Сохрани мою речь навсегда за привкус несчастья и дыма,
За смолу кругового терпенья, за совестный деготь труда.
Как вода в новгородских колодцах должна быть черна и сладима,
Чтобы в ней к Рождеству отразилась семью плавниками звезда.
И за это, отец мой, мой друг и помощник мой грубый,
Я — непризнанный брат, отщепенец в народной семье, —
Обещаю построить такие дремучие срубы,
Чтобы в них татарва опускала князей на бадье.
Лишь бы только любили меня эти мерзлые плахи —
Как прицелясь на смерть городки зашибают в саду, —
Я за это всю жизнь прохожу хоть в железной рубахе
И для казни петровской в лесу топорище найду.

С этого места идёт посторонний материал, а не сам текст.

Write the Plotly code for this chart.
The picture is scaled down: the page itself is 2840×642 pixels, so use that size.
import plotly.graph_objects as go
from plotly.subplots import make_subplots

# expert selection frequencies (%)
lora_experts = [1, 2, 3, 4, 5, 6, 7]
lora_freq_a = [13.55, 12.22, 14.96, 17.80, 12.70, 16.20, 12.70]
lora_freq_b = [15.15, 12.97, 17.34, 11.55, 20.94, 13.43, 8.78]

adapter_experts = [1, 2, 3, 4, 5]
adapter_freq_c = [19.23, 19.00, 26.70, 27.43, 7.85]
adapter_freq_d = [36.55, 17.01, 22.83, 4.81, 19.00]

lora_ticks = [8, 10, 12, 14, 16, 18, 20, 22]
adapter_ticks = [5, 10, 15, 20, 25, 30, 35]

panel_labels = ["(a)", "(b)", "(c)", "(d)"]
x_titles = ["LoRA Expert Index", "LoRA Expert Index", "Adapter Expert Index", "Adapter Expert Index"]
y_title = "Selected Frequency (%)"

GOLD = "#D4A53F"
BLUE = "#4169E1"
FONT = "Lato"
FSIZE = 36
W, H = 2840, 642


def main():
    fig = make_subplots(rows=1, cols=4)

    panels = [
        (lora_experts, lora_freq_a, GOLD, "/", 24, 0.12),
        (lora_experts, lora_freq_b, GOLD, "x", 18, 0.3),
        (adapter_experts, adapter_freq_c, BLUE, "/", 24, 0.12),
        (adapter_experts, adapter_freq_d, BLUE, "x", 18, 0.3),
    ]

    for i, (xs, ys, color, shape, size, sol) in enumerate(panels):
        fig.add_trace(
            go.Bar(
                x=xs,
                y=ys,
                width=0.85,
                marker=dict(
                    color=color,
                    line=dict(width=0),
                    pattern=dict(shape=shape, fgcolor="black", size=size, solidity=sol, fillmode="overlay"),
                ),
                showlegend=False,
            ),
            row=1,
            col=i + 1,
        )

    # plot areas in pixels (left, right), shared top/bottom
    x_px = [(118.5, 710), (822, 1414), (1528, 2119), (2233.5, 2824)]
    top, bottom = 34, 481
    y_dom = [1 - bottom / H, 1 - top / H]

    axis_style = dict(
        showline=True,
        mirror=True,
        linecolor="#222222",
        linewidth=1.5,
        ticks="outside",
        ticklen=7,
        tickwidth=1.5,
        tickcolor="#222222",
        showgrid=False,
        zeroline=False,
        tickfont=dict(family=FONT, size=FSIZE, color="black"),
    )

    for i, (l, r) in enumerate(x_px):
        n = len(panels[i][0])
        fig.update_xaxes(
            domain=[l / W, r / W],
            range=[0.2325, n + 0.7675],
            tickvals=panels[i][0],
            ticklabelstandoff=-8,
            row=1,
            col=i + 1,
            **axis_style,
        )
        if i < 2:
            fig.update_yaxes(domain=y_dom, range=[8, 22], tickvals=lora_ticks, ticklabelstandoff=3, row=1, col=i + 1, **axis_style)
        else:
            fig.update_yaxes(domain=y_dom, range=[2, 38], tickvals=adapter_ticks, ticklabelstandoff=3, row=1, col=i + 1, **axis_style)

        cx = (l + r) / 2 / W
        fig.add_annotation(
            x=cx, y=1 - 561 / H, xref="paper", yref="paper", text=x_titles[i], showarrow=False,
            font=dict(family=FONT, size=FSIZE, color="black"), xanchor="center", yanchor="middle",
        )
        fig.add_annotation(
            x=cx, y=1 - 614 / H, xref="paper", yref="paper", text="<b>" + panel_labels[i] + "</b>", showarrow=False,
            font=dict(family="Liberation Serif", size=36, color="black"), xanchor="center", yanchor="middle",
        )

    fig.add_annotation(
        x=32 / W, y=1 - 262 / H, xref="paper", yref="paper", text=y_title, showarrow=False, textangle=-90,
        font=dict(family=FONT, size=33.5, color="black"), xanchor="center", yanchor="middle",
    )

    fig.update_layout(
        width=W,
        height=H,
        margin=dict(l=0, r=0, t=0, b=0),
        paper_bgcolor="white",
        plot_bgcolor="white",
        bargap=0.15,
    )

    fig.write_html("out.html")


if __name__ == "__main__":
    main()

В этих стихах, обращенных скорее всего к народу15, объявлен решительный выбор между молчанием, забвением (вспомним пережитую Мандельштамом немоту 1925 — 1930 годов) — и неотвратимой гибелью. Пушкинская тема жертвы поэта, поднятая в «Андрее Шенье», повернута на себя — за сохраненную речь поэт не только готов принять казнь самую лютую, «петровскую», но готов и сам ей содействовать: «И для казни петровской в лесу топорище найду». А «петровскую» — по памяти о литературном происхождении темы, по связи ее с «Полтавой» и пушкинскими «Стансами».
Эти свои строки Мандельштам вспомнил позже, по пути в ссылку: «Грузовик был переполнен рабочими. Один из них — бородатый, в буро-красной рубахе, с топором в руке — своим видом напугал О. М. „Казнь-то будет какая-то петровская”, — шепнул он мне», — рассказывала Надежда Яковлевна16. Топор как орудие дикой политической казни уже раз блеснул в его стихах — в 1921 году, после гибели Гумилева («Умывался ночью на дворе…»).

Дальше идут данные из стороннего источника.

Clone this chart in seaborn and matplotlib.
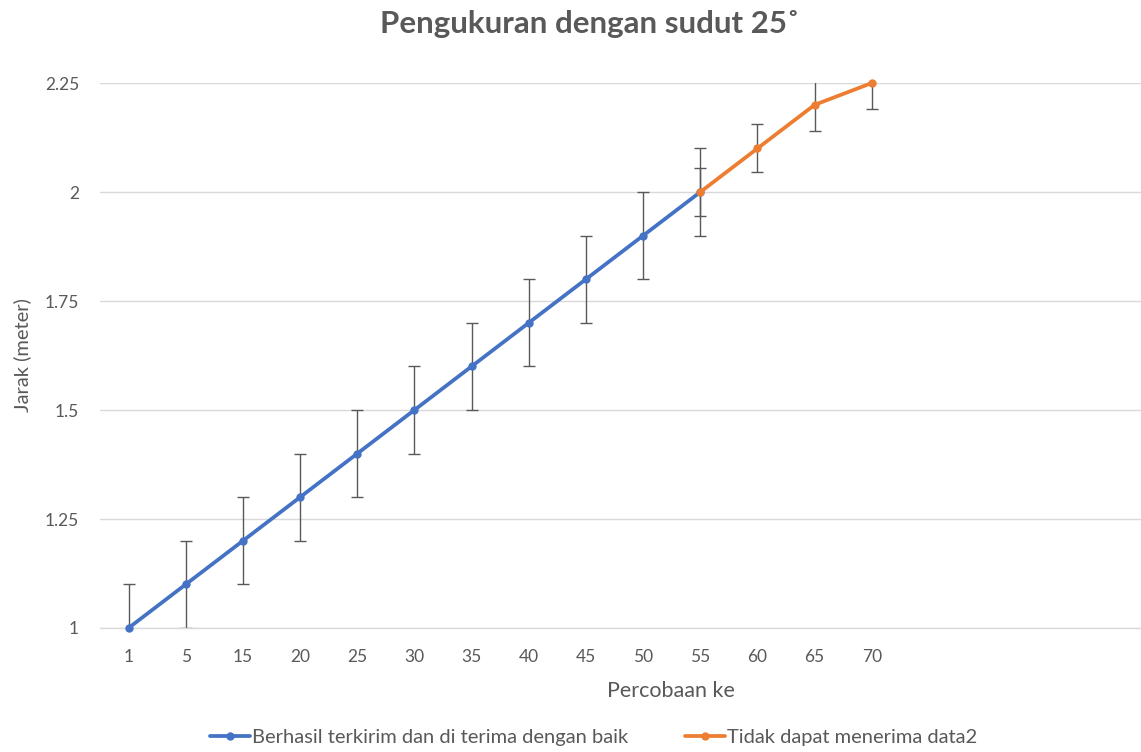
import matplotlib
matplotlib.use("Agg")
import matplotlib.pyplot as plt
import numpy as np
import pandas as pd
import seaborn as sns

# data
categories = ["1", "5", "15", "20", "25", "30", "35", "40", "45", "50", "55", "60", "65", "70"]
blue_values = [1.0, 1.1, 1.2, 1.3, 1.4, 1.5, 1.6, 1.7, 1.8, 1.9, 2.0]
blue_err = [0.1] * 11
orange_values = [2.0, 2.1, 2.2, 2.25]
orange_err = [0.055, 0.055, 0.06, 0.06]
y_ticks = [1, 1.25, 1.5, 1.75, 2, 2.25]
y_tick_labels = ["1", "1.25", "1.5", "1.75", "2", "2.25"]

label_blue = "Berhasil terkirim dan di terima dengan baik"
label_orange = "Tidak dapat menerima data2"

BLUE = "#4472C4"
ORANGE = "#ED7D31"
GREY = "#595959"
GRID = "#D9D9D9"

sns.set_theme(style="white")
plt.rcParams["font.family"] = ["Lato", "DejaVu Sans"]

pos = np.arange(len(categories))
df_blue = pd.DataFrame({"x": pos[:len(blue_values)], "y": blue_values, "err": blue_err})
df_orange = pd.DataFrame({"x": pos[len(blue_values) - 1:], "y": orange_values, "err": orange_err})

fig = plt.figure(figsize=(11.41, 7.52), dpi=100)
ax = fig.add_axes([0.0876, 0.1649, 0.912, 0.7247])

for df in (df_blue, df_orange):
    ax.errorbar(df["x"], df["y"], yerr=df["err"], fmt="none", ecolor=GREY,
                elinewidth=1, capsize=4, capthick=1, zorder=2)

sns.lineplot(data=df_blue, x="x", y="y", ax=ax, color=BLUE, linewidth=2.7,
             marker="o", markersize=6, markeredgewidth=0, label=label_blue,
             zorder=3, clip_on=False)
sns.lineplot(data=df_orange, x="x", y="y", ax=ax, color=ORANGE, linewidth=2.7,
             marker="o", markersize=6, markeredgewidth=0, label=label_orange,
             zorder=3, clip_on=False)

ax.set_xlim(-0.5, 17.7)
ax.set_ylim(1, 2.25)
ax.set_xticks(pos)
ax.set_xticklabels(categories)
ax.set_yticks(y_ticks)
ax.set_yticklabels(y_tick_labels)
ax.tick_params(axis="both", length=0, labelsize=12.5, labelcolor=GREY)
ax.tick_params(axis="y", pad=15)
ax.tick_params(axis="x", pad=15)
ax.yaxis.grid(True, color=GRID, linewidth=1)
ax.xaxis.grid(False)
for side in ("top", "right", "left"):
    ax.spines[side].set_visible(False)
ax.spines["bottom"].set_color(GRID)
ax.spines["bottom"].set_linewidth(1)

ax.set_xlabel("Percobaan ke", fontsize=15.5, color=GREY)
ax.xaxis.set_label_coords(0.549, -0.098)
ax.set_ylabel("Jarak (meter)", fontsize=14.5, color=GREY)
ax.yaxis.set_label_coords(-0.066, 0.5)

fig.text(0.517, 0.968, "Pengukuran dengan sudut 25˚", ha="center", va="center",
         fontsize=22.5, fontweight="bold", color=GREY)

handles, labels = ax.get_legend_handles_labels()
ax.get_legend().remove()
fig.legend(handles, labels, loc="center", bbox_to_anchor=(0.52, 0.019), ncol=2,
           frameon=False, fontsize=14.5, labelcolor=GREY, handlelength=2.0,
           handletextpad=0.1, columnspacing=2.8)

fig.savefig("out.png", dpi=100)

Так, между бесстрашием и страхом, шел Мандельштам по лезвию этой темы — от «Змея» до стихов на смерть Андрея Белого, в которых «казнь» и «песнь» слиты вместе — и вместе составляют судьбу поэта:
Часто пишется казнь, а читается правильно — песнь,
Может быть, простота — уязвимая смертью болезнь?
Вскоре после этого и сказал Мандельштам свое знаменитое «Я к смерти готов», имея в виду наверняка смерть насильственную.